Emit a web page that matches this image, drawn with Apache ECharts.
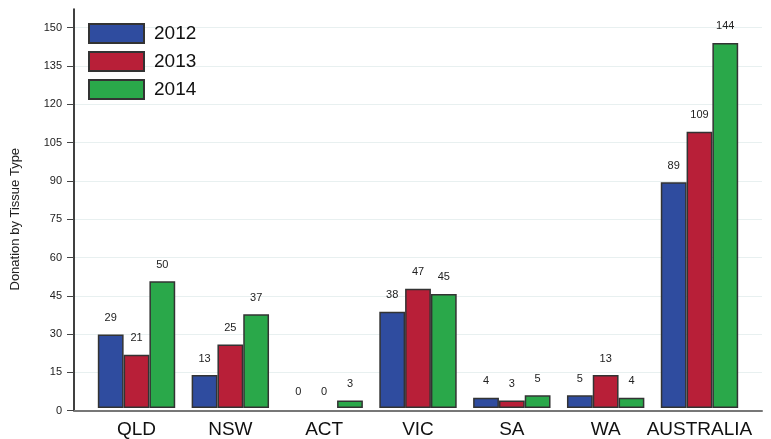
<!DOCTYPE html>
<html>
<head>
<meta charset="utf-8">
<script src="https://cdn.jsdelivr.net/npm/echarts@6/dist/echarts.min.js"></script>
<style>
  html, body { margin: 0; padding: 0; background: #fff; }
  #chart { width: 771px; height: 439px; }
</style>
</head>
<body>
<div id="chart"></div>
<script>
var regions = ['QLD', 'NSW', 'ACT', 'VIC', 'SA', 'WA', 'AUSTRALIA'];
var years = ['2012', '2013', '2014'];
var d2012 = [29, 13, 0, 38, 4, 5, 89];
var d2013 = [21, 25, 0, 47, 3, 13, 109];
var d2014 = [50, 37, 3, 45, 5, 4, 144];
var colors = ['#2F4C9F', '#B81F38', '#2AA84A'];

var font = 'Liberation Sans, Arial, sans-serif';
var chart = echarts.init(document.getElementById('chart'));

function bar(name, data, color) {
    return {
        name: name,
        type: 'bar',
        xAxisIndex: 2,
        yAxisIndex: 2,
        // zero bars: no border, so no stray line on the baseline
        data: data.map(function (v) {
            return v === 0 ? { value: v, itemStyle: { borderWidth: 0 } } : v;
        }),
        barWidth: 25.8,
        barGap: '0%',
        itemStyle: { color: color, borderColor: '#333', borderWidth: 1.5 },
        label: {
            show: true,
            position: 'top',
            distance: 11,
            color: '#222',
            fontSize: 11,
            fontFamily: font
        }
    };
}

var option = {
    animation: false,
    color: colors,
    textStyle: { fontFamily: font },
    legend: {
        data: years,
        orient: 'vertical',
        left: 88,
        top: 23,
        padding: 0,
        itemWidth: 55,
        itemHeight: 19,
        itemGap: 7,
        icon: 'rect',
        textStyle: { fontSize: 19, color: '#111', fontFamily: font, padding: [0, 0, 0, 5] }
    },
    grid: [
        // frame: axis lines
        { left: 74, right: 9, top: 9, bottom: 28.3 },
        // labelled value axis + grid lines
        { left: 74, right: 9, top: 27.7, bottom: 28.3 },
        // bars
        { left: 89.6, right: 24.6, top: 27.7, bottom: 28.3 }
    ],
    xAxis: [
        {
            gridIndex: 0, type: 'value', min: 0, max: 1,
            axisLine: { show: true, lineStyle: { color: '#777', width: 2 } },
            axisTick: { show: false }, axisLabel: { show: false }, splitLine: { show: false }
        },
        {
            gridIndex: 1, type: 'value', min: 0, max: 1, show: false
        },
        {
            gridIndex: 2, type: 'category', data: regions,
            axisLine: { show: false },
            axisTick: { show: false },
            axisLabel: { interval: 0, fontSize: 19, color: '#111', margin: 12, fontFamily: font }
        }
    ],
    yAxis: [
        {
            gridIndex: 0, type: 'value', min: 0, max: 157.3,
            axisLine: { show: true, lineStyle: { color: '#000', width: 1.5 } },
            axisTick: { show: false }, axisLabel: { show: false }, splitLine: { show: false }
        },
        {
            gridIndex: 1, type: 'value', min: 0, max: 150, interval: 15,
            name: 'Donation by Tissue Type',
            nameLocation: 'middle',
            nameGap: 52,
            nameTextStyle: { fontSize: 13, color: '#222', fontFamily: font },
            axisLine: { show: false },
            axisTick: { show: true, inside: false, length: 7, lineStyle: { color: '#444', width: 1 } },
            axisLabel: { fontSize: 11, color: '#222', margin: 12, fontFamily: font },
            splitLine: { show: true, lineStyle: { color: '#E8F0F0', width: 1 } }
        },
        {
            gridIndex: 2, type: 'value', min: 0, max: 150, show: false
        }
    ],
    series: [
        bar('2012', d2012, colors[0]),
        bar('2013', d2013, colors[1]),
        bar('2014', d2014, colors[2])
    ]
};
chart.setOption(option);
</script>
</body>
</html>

......

* AIM OF THE EXERCISE: Repeat verbatim all the material, but not the pictures.

* WRITTEN RESPONSE:
Emit a web page that matches this image, drawn with Apache ECharts.
<!DOCTYPE html>
<html>
<head>
<meta charset="utf-8">
<script src="https://cdn.jsdelivr.net/npm/echarts@6/dist/echarts.min.js"></script>
<style>
  html, body { margin: 0; padding: 0; background: #fff; }
  #chart { width: 771px; height: 439px; }
</style>
</head>
<body>
<div id="chart"></div>
<script>
var regions = ['QLD', 'NSW', 'ACT', 'VIC', 'SA', 'WA', 'AUSTRALIA'];
var years = ['2012', '2013', '2014'];
var d2012 = [29, 13, 0, 38, 4, 5, 89];
var d2013 = [21, 25, 0, 47, 3, 13, 109];
var d2014 = [50, 37, 3, 45, 5, 4, 144];
var colors = ['#2F4C9F', '#B81F38', '#2AA84A'];

var font = 'Liberation Sans, Arial, sans-serif';
var chart = echarts.init(document.getElementById('chart'));

function bar(name, data, color) {
    return {
        name: name,
        type: 'bar',
        xAxisIndex: 2,
        yAxisIndex: 2,
        // zero bars: no border, so no stray line on the baseline
        data: data.map(function (v) {
            return v === 0 ? { value: v, itemStyle: { borderWidth: 0 } } : v;
        }),
        barWidth: 25.8,
        barGap: '0%',
        itemStyle: { color: color, borderColor: '#333', borderWidth: 1.5 },
        label: {
            show: true,
            position: 'top',
            distance: 11,
            color: '#222',
            fontSize: 11,
            fontFamily: font
        }
    };
}

var option = {
    animation: false,
    color: colors,
    textStyle: { fontFamily: font },
    legend: {
        data: years,
        orient: 'vertical',
        left: 88,
        top: 23,
        padding: 0,
        itemWidth: 55,
        itemHeight: 19,
        itemGap: 7,
        icon: 'rect',
        textStyle: { fontSize: 19, color: '#111', fontFamily: font, padding: [0, 0, 0, 5] }
    },
    grid: [
        // frame: axis lines
        { left: 74, right: 9, top: 9, bottom: 28.3 },
        // labelled value axis + grid lines
        { left: 74, right: 9, top: 27.7, bottom: 28.3 },
        // bars
        { left: 89.6, right: 24.6, top: 27.7, bottom: 28.3 }
    ],
    xAxis: [
        {
            gridIndex: 0, type: 'value', min: 0, max: 1,
            axisLine: { show: true, lineStyle: { color: '#777', width: 2 } },
            axisTick: { show: false }, axisLabel: { show: false }, splitLine: { show: false }
        },
        {
            gridIndex: 1, type: 'value', min: 0, max: 1, show: false
        },
        {
            gridIndex: 2, type: 'category', data: regions,
            axisLine: { show: false },
            axisTick: { show: false },
            axisLabel: { interval: 0, fontSize: 19, color: '#111', margin: 12, fontFamily: font }
        }
    ],
    yAxis: [
        {
            gridIndex: 0, type: 'value', min: 0, max: 157.3,
            axisLine: { show: true, lineStyle: { color: '#000', width: 1.5 } },
            axisTick: { show: false }, axisLabel: { show: false }, splitLine: { show: false }
        },
        {
            gridIndex: 1, type: 'value', min: 0, max: 150, interval: 15,
            name: 'Donation by Tissue Type',
            nameLocation: 'middle',
            nameGap: 52,
            nameTextStyle: { fontSize: 13, color: '#222', fontFamily: font },
            axisLine: { show: false },
            axisTick: { show: true, inside: false, length: 7, lineStyle: { color: '#444', width: 1 } },
            axisLabel: { fontSize: 11, color: '#222', margin: 12, fontFamily: font },
            splitLine: { show: true, lineStyle: { color: '#E8F0F0', width: 1 } }
        },
        {
            gridIndex: 2, type: 'value', min: 0, max: 150, show: false
        }
    ],
    series: [
        bar('2012', d2012, colors[0]),
        bar('2013', d2013, colors[1]),
        bar('2014', d2014, colors[2])
    ]
};
chart.setOption(option);
</script>
</body>
</html>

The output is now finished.